I WRITE THIS in the midst of a difficult and joyful task, preparing to present a longtime friend with an honorary degree. The joy is in the length of our friendship; the difficulty is in his fame. He is Desmond Tutu.
The grandeur of the occasion (my words will be translated into Latin!) rules out telling certain of my experiences with Desmond. So I thought I’d share them with a few close friends who read the Anglican Journal.
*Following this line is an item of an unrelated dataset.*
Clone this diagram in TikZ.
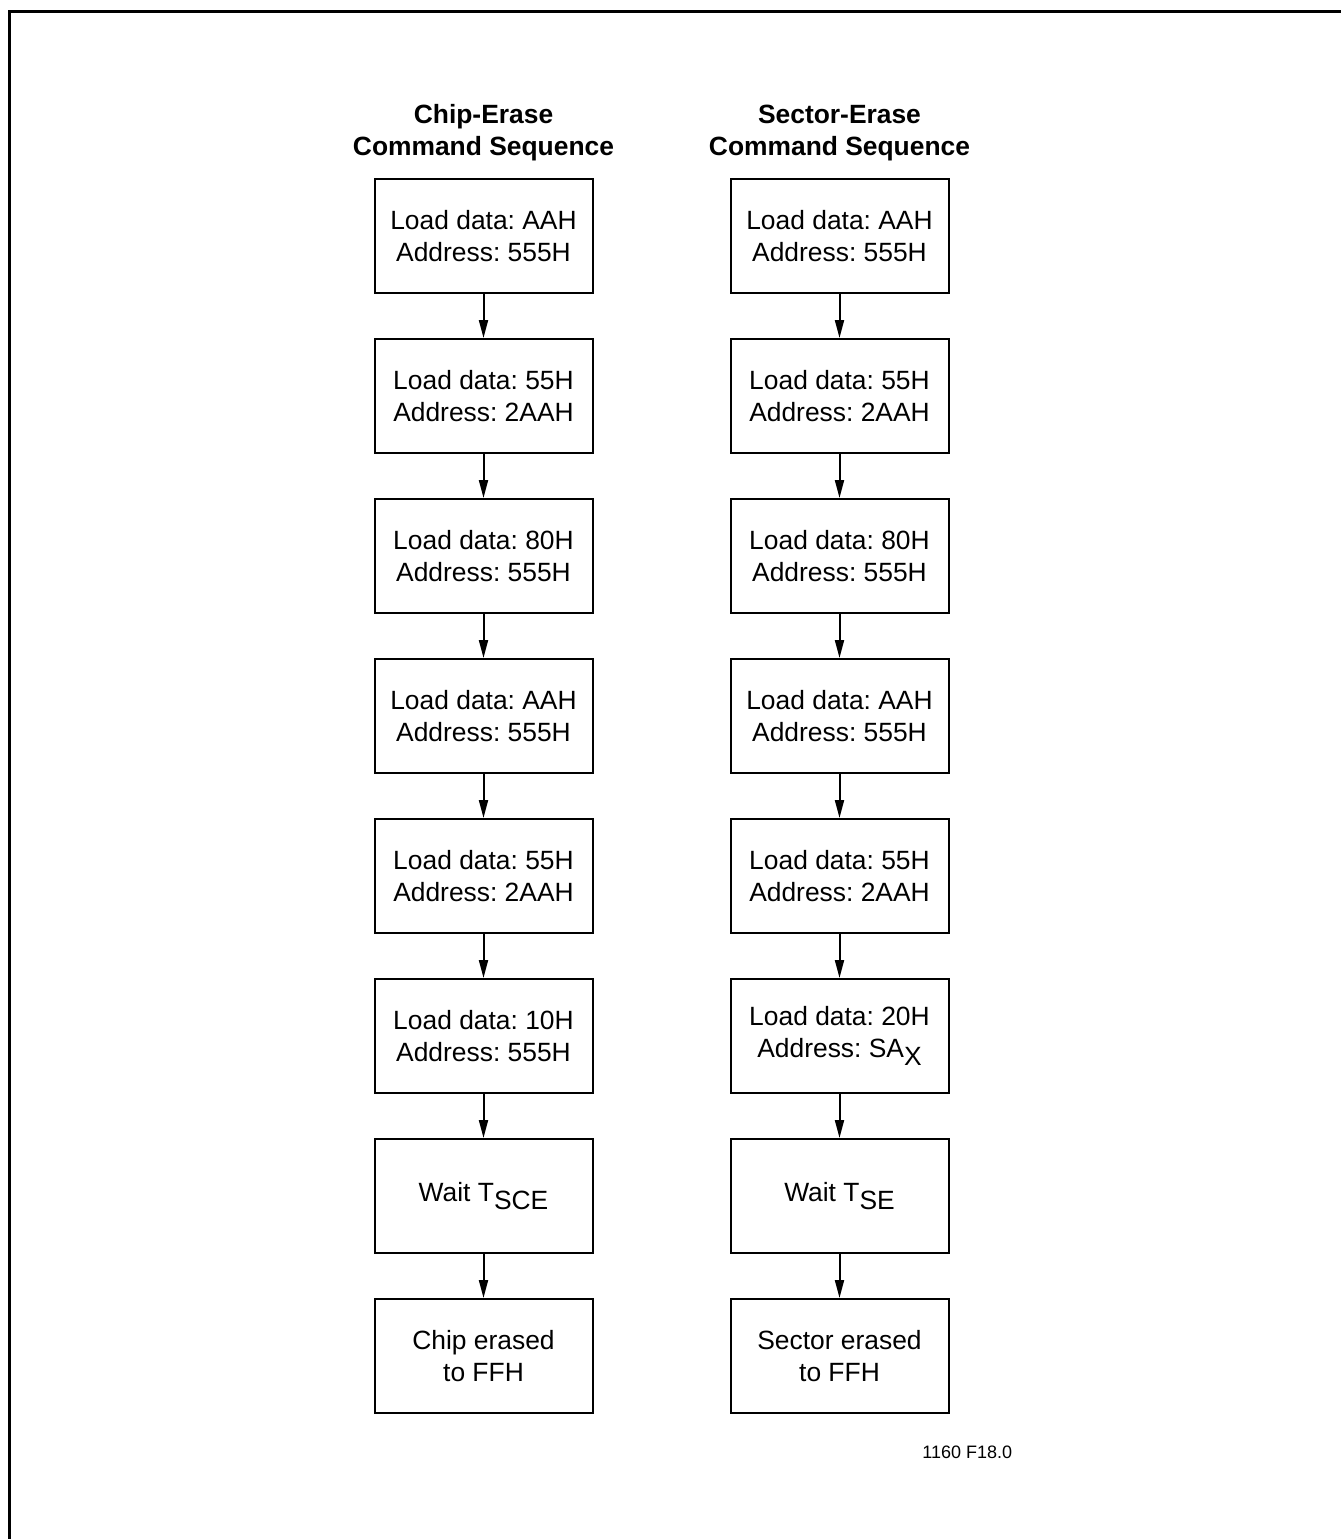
\documentclass[tikz,border=0pt]{standalone}
\usepackage{fontspec}
\setmainfont{Liberation Sans}
\usetikzlibrary{arrows.meta,positioning}
\newcommand{\lowsub}[1]{\raisebox{-0.3em}{#1}}
\frenchspacing

\begin{document}
\begin{tikzpicture}[node distance=22pt and 68pt,>={Triangle[length=9pt,width=4.5pt]},
 cmdbox/.style={draw,line width=1pt,minimum width=109pt,minimum height=57pt,
              align=center,inner sep=2pt,font=\fontsize{13.2}{16}\selectfont},
 heading/.style={align=center,font=\fontsize{13.2}{16}\selectfont\bfseries},
 flow/.style={->,line width=1pt}]
\useasboundingbox (0,0) rectangle (670.5pt,-769.5pt);
\draw[line width=1.5pt] (4.5pt,-769.5pt) |- (670.5pt,-5.5pt);
% chip erase
\node[cmdbox] (c1) at (241.75pt,-118pt) {Load data: AAH\\Address: 555H};
\node[cmdbox,below=of c1] (c2) {Load data: 55H\\Address: 2AAH};
\node[cmdbox,below=of c2] (c3) {Load data: 80H\\Address: 555H};
\node[cmdbox,below=of c3] (c4) {Load data: AAH\\Address: 555H};
\node[cmdbox,below=of c4] (c5) {Load data: 55H\\Address: 2AAH};
\node[cmdbox,below=of c5] (c6) {Load data: 10H\\Address: 555H};
\node[cmdbox,below=of c6] (c7) {Wait T\lowsub{SCE}};
\node[cmdbox,below=of c7] (c8) {Chip erased\\to FFH};
\node[heading,above=5pt of c1] (chiphead) {Chip-Erase\\Command Sequence};
% sector erase
\node[cmdbox,right=of c1] (s1) {Load data: AAH\\Address: 555H};
\node[cmdbox,below=of s1] (s2) {Load data: 55H\\Address: 2AAH};
\node[cmdbox,below=of s2] (s3) {Load data: 80H\\Address: 555H};
\node[cmdbox,below=of s3] (s4) {Load data: AAH\\Address: 555H};
\node[cmdbox,below=of s4] (s5) {Load data: 55H\\Address: 2AAH};
\node[cmdbox,below=of s5] (s6) {Load data: 20H\\Address: SA\lowsub{X}};
\node[cmdbox,below=of s6] (s7) {Wait T\lowsub{SE}};
\node[cmdbox,below=of s7] (s8) {Sector erased\\to FFH};
\node[heading,above=5pt of s1] (sectorhead) {Sector-Erase\\Command Sequence};
\draw[flow] (c1)--(c2);
\draw[flow] (c2)--(c3);
\draw[flow] (c3)--(c4);
\draw[flow] (c4)--(c5);
\draw[flow] (c5)--(c6);
\draw[flow] (c6)--(c7);
\draw[flow] (c7)--(c8);
\draw[flow] (s1)--(s2);
\draw[flow] (s2)--(s3);
\draw[flow] (s3)--(s4);
\draw[flow] (s4)--(s5);
\draw[flow] (s5)--(s6);
\draw[flow] (s6)--(s7);
\draw[flow] (s7)--(s8);
\node[anchor=base east,inner sep=0pt,font=\fontsize{9}{10}\selectfont] (figno)
  at ([xshift=31.5pt,yshift=-22pt]s8.south east) {1160 F18.0};
\end{tikzpicture}
\end{document}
We all know about the 1984 Nobel Peace Prize. His heroism, saving a man being “necklaced,” set on fire with a burning tire around his neck, was seen around the world. We watched his presidency of the Truth and Reconciliation Commission, an enterprise utterly unlike either the war crimes procedures arising from brutality in Yugoslavia or the reprisals which followed genocide in Rwanda.
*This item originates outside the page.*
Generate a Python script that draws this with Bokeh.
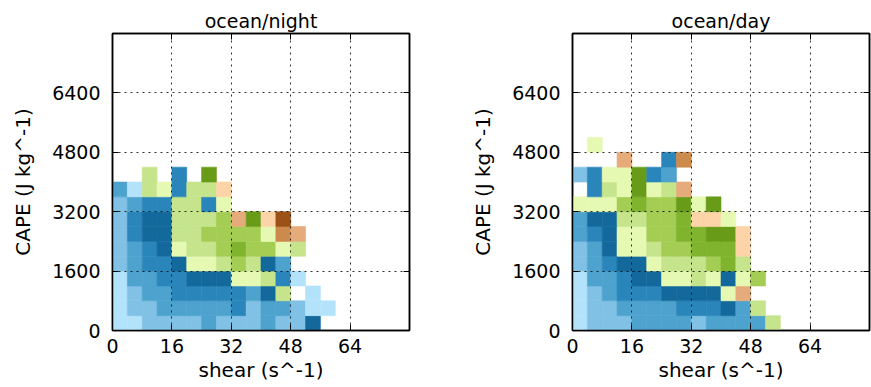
import numpy as np
from bokeh.plotting import figure
from bokeh.models import Range1d, LinearAxis, FixedTicker, LinearColorMapper, ColumnDataSource
from bokeh.layouts import row
from bokeh.embed import file_html
from bokeh.resources import INLINE

# ---------------- data ----------------
SHEAR_BIN = 4        # s^-1 per cell
CAPE_BIN = 400       # J kg^-1 per cell
x_ticks = [0, 16, 32, 48, 64]
y_ticks = [0, 1600, 3200, 4800, 6400]
titles = ["ocean/night", "ocean/day"]
x_label = "shear (s^-1)"
y_label = "CAPE (J kg^-1)"

# colour levels 1..14
palette = ["#b3e3fb", "#80c1e5", "#4da2ce", "#2a86ba", "#13699c",
           "#e5f9b2", "#c5e48c", "#a4cd53", "#80b32e", "#689c18",
           "#fdd3a8", "#e5ab7a", "#cd8a4d", "#9c5216"]

N = None
# rows: index = CAPE bin (0-400, 400-800, ...), entries = shear bins (0-4, 4-8, ...)
night_rows = [
    [1, 1, 2, 2, 2, 2, 3, 2, 2, 2, 3, 2, 2, 5],
    [1, 2, 2, 3, 3, 3, 3, 3, 4, 2, 3, 3, 2, 1, 1],
    [1, 2, 3, 3, 4, 4, 4, 4, 4, 3, 5, 7, N, 1],
    [1, 3, 3, 4, 4, 5, 5, 5, 6, 6, 7, 4, 1],
    [2, 3, 4, 4, 5, 6, 6, 7, 8, 7, 5, 3],
    [2, 3, 4, 5, 6, 7, 7, 8, 9, 8, 8, 6, 7],
    [2, 4, 5, 5, 7, 7, 8, 8, 8, 8, 6, 13, 12],
    [2, 4, 5, 5, 7, 7, 7, 8, 12, 10, 11, 14],
    [2, 3, 4, 4, 7, 7, 4, 6],
    [3, 1, 7, 6, 4, 7, 7, 11],
    [N, N, 7, N, 4, N, 10],
]
day_rows = [
    [1, 2, 2, 2, 3, 3, 3, 3, 2, 3, 3, 3, 3, 7],
    [1, 2, 2, 3, 3, 3, 3, 4, 4, 4, 5, 3, 7],
    [1, 2, 3, 4, 4, 4, 5, 5, 5, 5, 6, 12],
    [1, 3, 3, 4, 5, 5, 6, 6, 7, 6, 5, 6, 8],
    [2, 3, 4, 5, 5, 6, 7, 7, 7, 8, 9, 7],
    [2, 3, 5, 6, 6, 7, 8, 8, 9, 9, 9, 11],
    [3, 4, 5, 6, 6, 8, 8, 9, 9, 10, 10, 11],
    [3, 5, 5, 7, 7, 8, 8, 9, 11, 11, 6],
    [6, 6, 6, 8, 9, 8, 8, 10, 6, 10],
    [N, 4, 7, 6, 10, 6, 7, 12],
    [2, 4, 6, 6, 10, 4, 3],
    [N, N, N, 12, N, N, 4, 13],
    [N, 6],
]

FONT = "DejaVu Sans"
mapper = LinearColorMapper(palette=palette, low=0.5, high=len(palette) + 0.5)


def style_axis(ax, ticks, show_labels=True):
    ax.ticker = FixedTicker(ticks=ticks, minor_ticks=[])
    ax.major_tick_in = 6
    ax.major_tick_out = 0
    ax.major_tick_line_color = "black"
    ax.major_tick_line_width = 1
    ax.minor_tick_line_color = None
    ax.axis_line_color = "black"
    ax.axis_line_width = 1.5
    ax.major_label_text_font = FONT
    ax.major_label_text_color = "black"
    ax.axis_label_text_font = FONT
    ax.axis_label_text_font_style = "normal"
    ax.axis_label_text_color = "black"
    ax.axis_label_text_font_size = "20px"
    if show_labels:
        ax.major_label_text_font_size = "19px"
    else:
        ax.major_label_text_font_size = "0px"
        ax.major_label_overrides = {t: "" for t in ticks}
        ax.major_label_standoff = 0


def make_fig(title, rows, left_border, right_border):
    p = figure(frame_width=297, frame_height=297,
               x_range=Range1d(0, 80), y_range=Range1d(0, 8000),
               output_backend="svg", toolbar_location=None,
               min_border_left=left_border, min_border_right=right_border,
               min_border_top=33, min_border_bottom=57,
               background_fill_color="white", border_fill_color="white",
               title=title)
    xs, ys, vs = [], [], []
    for j, r in enumerate(rows):
        for i, v in enumerate(r):
            if v is None:
                continue
            xs.append((i + 0.5) * SHEAR_BIN)
            ys.append((j + 0.5) * CAPE_BIN)
            vs.append(v)
    src = ColumnDataSource(dict(x=xs, y=ys, v=vs))
    p.rect(x="x", y="y", width=SHEAR_BIN, height=CAPE_BIN, source=src,
           fill_color={"field": "v", "transform": mapper},
           line_color={"field": "v", "transform": mapper}, line_width=0.6)

    style_axis(p.xaxis[0], x_ticks)
    style_axis(p.yaxis[0], y_ticks)
    p.xaxis[0].axis_label = x_label
    p.yaxis[0].axis_label = y_label
    p.xaxis[0].major_label_standoff = 8
    p.xaxis[0].axis_label_standoff = 2
    p.yaxis[0].major_label_standoff = 12
    p.yaxis[0].axis_label_standoff = 14

    top = LinearAxis()
    style_axis(top, x_ticks, show_labels=False)
    p.add_layout(top, "above")
    right = LinearAxis()
    style_axis(right, y_ticks, show_labels=False)
    p.add_layout(right, "right")

    for g, t in ((p.xgrid[0], x_ticks), (p.ygrid[0], y_ticks)):
        g.ticker = FixedTicker(ticks=t, minor_ticks=[])
        g.grid_line_color = "black"
        g.grid_line_dash = "2 4"
        g.grid_line_width = 1
        g.grid_line_alpha = 0.8
        g.level = "overlay"

    p.outline_line_color = "black"
    p.outline_line_width = 1.5
    p.outline_line_alpha = 1

    p.title.text_font = FONT
    p.title.text_font_size = "19px"
    p.title.text_font_style = "normal"
    p.title.text_color = "black"
    p.title.align = "center"
    p.title.standoff = 4
    return p


p1 = make_fig(titles[0], night_rows, 112, 31)
p2 = make_fig(titles[1], day_rows, 132, 2)
layout = row(p1, p2)

open("out.html", "w").write(file_html(layout, INLINE))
But the smaller human encounters over the years are just as great.
I remember a time in apartheid days, sitting next to Desmond at the Eucharist on retreat at Lambeth Palace. The celebrant solemnly read the epistle from Romans 13, “the powers that be are ordained of God.” Desmond thought of P.W. Botha and F.W. deKlerk, gave a snort, and snickered throughout the whole epistle. I resolved never to sit by him again in public.
That same year, when we went to the Millennium of the Russian Orthodox Church, a Soviet journalist asked him why he laughed so much when his country produced so much pain for him. He said that he had two options, laughing or crying, and chose laughing.
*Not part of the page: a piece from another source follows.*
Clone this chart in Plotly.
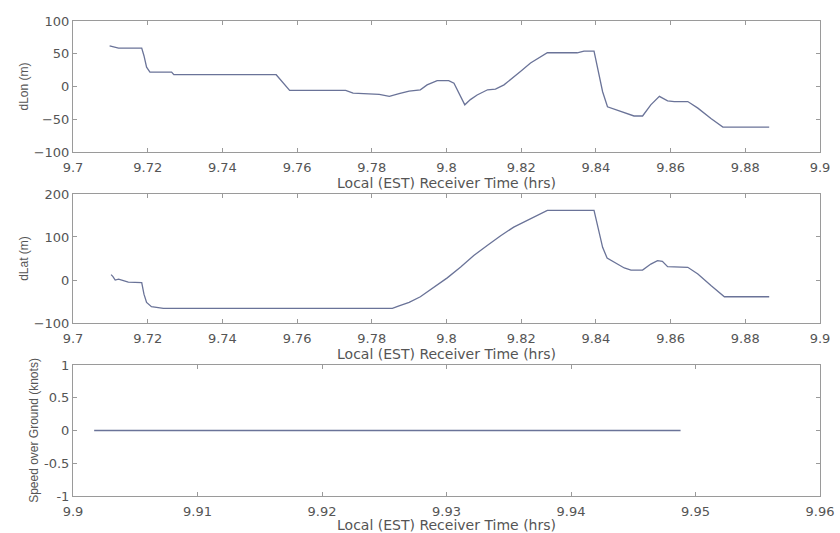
import plotly.graph_objects as go

# ---- Panel 1: dLon (m) vs local time (hrs)
lon_t = [9.7098, 9.7116, 9.7122, 9.7184, 9.7190, 9.7197, 9.7206, 9.7264, 9.7270,
         9.7544, 9.7557, 9.7580, 9.7730, 9.7750, 9.7820, 9.7847, 9.7873, 9.7900,
         9.7930, 9.7948, 9.7975, 9.8006, 9.8020, 9.8038, 9.8049, 9.8064, 9.8082,
         9.8110, 9.8131, 9.8154, 9.8171, 9.8198, 9.8225, 9.8252, 9.8270, 9.8350,
         9.8368, 9.8395, 9.8400, 9.8409, 9.8418, 9.8431, 9.8449, 9.8476, 9.8502,
         9.8525, 9.8547, 9.8570, 9.8592, 9.8610, 9.8646, 9.8673, 9.8708, 9.8740,
         9.8864]
lon_v = [62, 60, 58.5, 58.5, 47, 29.5, 22, 22, 18,
         18, 9, -6, -6, -10, -12, -15, -11, -7,
         -5, 2.5, 9, 9, 5, -15, -28, -20, -13,
         -5, -4, 2.5, 10, 23, 36, 46, 51.5, 51.5,
         54, 54, 41, 13, -8, -31, -34.5, -40, -45,
         -45, -28, -15, -22, -23, -23, -33, -49, -62,
         -62]

# ---- Panel 2: dLat (m) vs local time (hrs)
lat_t = [9.7102, 9.7107, 9.7113, 9.7122, 9.7135, 9.7148, 9.7184, 9.7190, 9.7197,
         9.7210, 9.7242, 9.7855, 9.7873, 9.7900, 9.7930, 9.7966, 9.8002, 9.8038,
         9.8073, 9.8109, 9.8145, 9.8180, 9.8216, 9.8243, 9.8270, 9.8395, 9.8404,
         9.8418, 9.8430, 9.8449, 9.8476, 9.8494, 9.8525, 9.8547, 9.8565, 9.8578,
         9.8592, 9.8646, 9.8673, 9.8708, 9.8744, 9.8864]
lat_v = [12.4, 8, 0, 2, -1.5, -5, -6, -33, -52,
         -62, -66, -66, -60, -52, -39, -17, 5, 30,
         57, 80, 103, 123, 138, 150, 162, 162, 130,
         76, 51, 41, 28, 23, 23, 37, 45, 43.5,
         31, 29.5, 14, -13, -39, -39]

# ---- Panel 3: speed over ground (knots)
sog_t = [9.9017, 9.9100, 9.9200, 9.9300, 9.9400, 9.9488]
sog_v = [0, 0, 0, 0, 0, 0]

# ---- ticks
x12_ticks = [9.70, 9.72, 9.74, 9.76, 9.78, 9.80, 9.82, 9.84, 9.86, 9.88, 9.90]
x12_labels = ["9.7", "9.72", "9.74", "9.76", "9.78", "9.8", "9.82", "9.84", "9.86", "9.88", "9.9"]
x3_ticks = [9.90, 9.91, 9.92, 9.93, 9.94, 9.95, 9.96]
x3_labels = ["9.9", "9.91", "9.92", "9.93", "9.94", "9.95", "9.96"]
y1_ticks = [-100, -50, 0, 50, 100]
y2_ticks = [-100, 0, 100, 200]
y3_ticks = [-1, -0.5, 0, 0.5, 1]
y3_labels = ["-1", "-0.5", "0", "0.5", "1"]

xtitle = "Local (EST) Receiver Time (hrs)"
ytitles = ["dLon (m)", "dLat (m)", "Speed over Ground (knots)"]

LINE = "#6a7398"
AXC = "#9a9a9a"
TXT = "#555555"
TICKFONT = dict(family="DejaVu Sans", size=13, color=TXT)
XTITLEFONT = dict(family="DejaVu Sans", size=14, color=TXT)
YTITLEFONT = dict(family="Liberation Sans", size=12, color=TXT)

fig = go.Figure()
fig.add_trace(go.Scatter(x=lon_t, y=lon_v, mode="lines", line=dict(color=LINE, width=1.3),
                         xaxis="x", yaxis="y", showlegend=False))
fig.add_trace(go.Scatter(x=lat_t, y=lat_v, mode="lines", line=dict(color=LINE, width=1.3),
                         xaxis="x2", yaxis="y2", showlegend=False))
fig.add_trace(go.Scatter(x=sog_t, y=sog_v, mode="lines", line=dict(color=LINE, width=1.3),
                         xaxis="x3", yaxis="y3", showlegend=False))

common_x = dict(showline=True, linecolor=AXC, linewidth=1, mirror="ticks", ticks="inside",
                ticklen=4, tickcolor=AXC, showgrid=False, zeroline=False, tickfont=TICKFONT,
                ticklabelstandoff=3, title_font=XTITLEFONT, title_standoff=2, automargin=False)
common_y = dict(showline=True, linecolor=AXC, linewidth=1, mirror="ticks", ticks="inside",
                ticklen=4, tickcolor=AXC, showgrid=False, zeroline=False, tickfont=TICKFONT,
                title_font=YTITLEFONT, title_standoff=2, automargin=False)

d1 = [0.7242, 1.0]
d2 = [0.3642, 0.6358]
d3 = [0.0, 0.2758]

fig.update_layout(
    width=840, height=533,
    margin=dict(l=73, r=20, t=21, b=37),
    paper_bgcolor="white", plot_bgcolor="white",
    xaxis=dict(common_x, domain=[0, 1], anchor="y", range=[9.7, 9.9],
               tickvals=x12_ticks, ticktext=x12_labels, title_text=xtitle),
    yaxis=dict(common_y, domain=d1, anchor="x", range=[-100, 100],
               tickvals=y1_ticks, title_text=ytitles[0]),
    xaxis2=dict(common_x, domain=[0, 1], anchor="y2", range=[9.7, 9.9],
                tickvals=x12_ticks, ticktext=x12_labels, title_text=xtitle),
    yaxis2=dict(common_y, domain=d2, anchor="x2", range=[-100, 200],
                tickvals=y2_ticks, title_text=ytitles[1]),
    xaxis3=dict(common_x, domain=[0, 1], anchor="y3", range=[9.9, 9.96],
                tickvals=x3_ticks, ticktext=x3_labels, title_text=xtitle),
    yaxis3=dict(common_y, domain=d3, anchor="x3", range=[-1, 1],
                tickvals=y3_ticks, ticktext=y3_labels, title_text=ytitles[2]),
)

fig.write_html("out.html")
I was told that respect for him in francophone Africa led some Catholics to nickname him “le pape noir,” the black Pope.
The apartheid government tried so hard to stem his impact on the outside world, and invariably messed up. At the 1983 Vancouver Assembly of the World Council of Churches, they made two blunders. The first was to refuse him exit papers, so for two weeks he was the centre of attention, “Will he be able to come?” The second was to give him the papers, so that when he arrived you couldn’t see him for flashbulbs. The media hung on every word.
And such words on that occasion! One, “The question is not, ‘Am I my brother’s keeper?’ It is ‘Am I my brother’s brother?'” Another, “Liberation means that the oppressed are freed from being oppressed and the oppressors are freed from being oppressors.”
But the government did better at vilifying him within South Africa. At the civic banquet following his installation as primate, I was seated with a Cape Town alderman and his wife, both staunchly anti-apartheid, but one told me that, so pervasive was the vicious media image of Desmond, she felt frightened when he approached our table.
At that installation, Archbishop Runcie preached a sermon which was reprinted in one of the papers. In the middle of it were dots (…) indicating an omission. To the delight of the crowd of thousands, Dr. Runcie had quoted Nelson Mandela. It was not permitted to print his name, let alone print any of his words.
In those days it was not uncommon, in Bishopscourt, the wealthy area named after the archbishop of Cape Town’s residence, to see signs saying, “Hang Mandela.” But on one retaining wall was written the words “I was an Anglican until I put Tu and Tu together.” The propaganda even got to some church people.
But Desmond, as always, transcends vilification or glorification. And what a joy for me to be alongside him – unless he starts snickering again. Archbishop Michael Peers is Primate of the Anglican Church of Canada.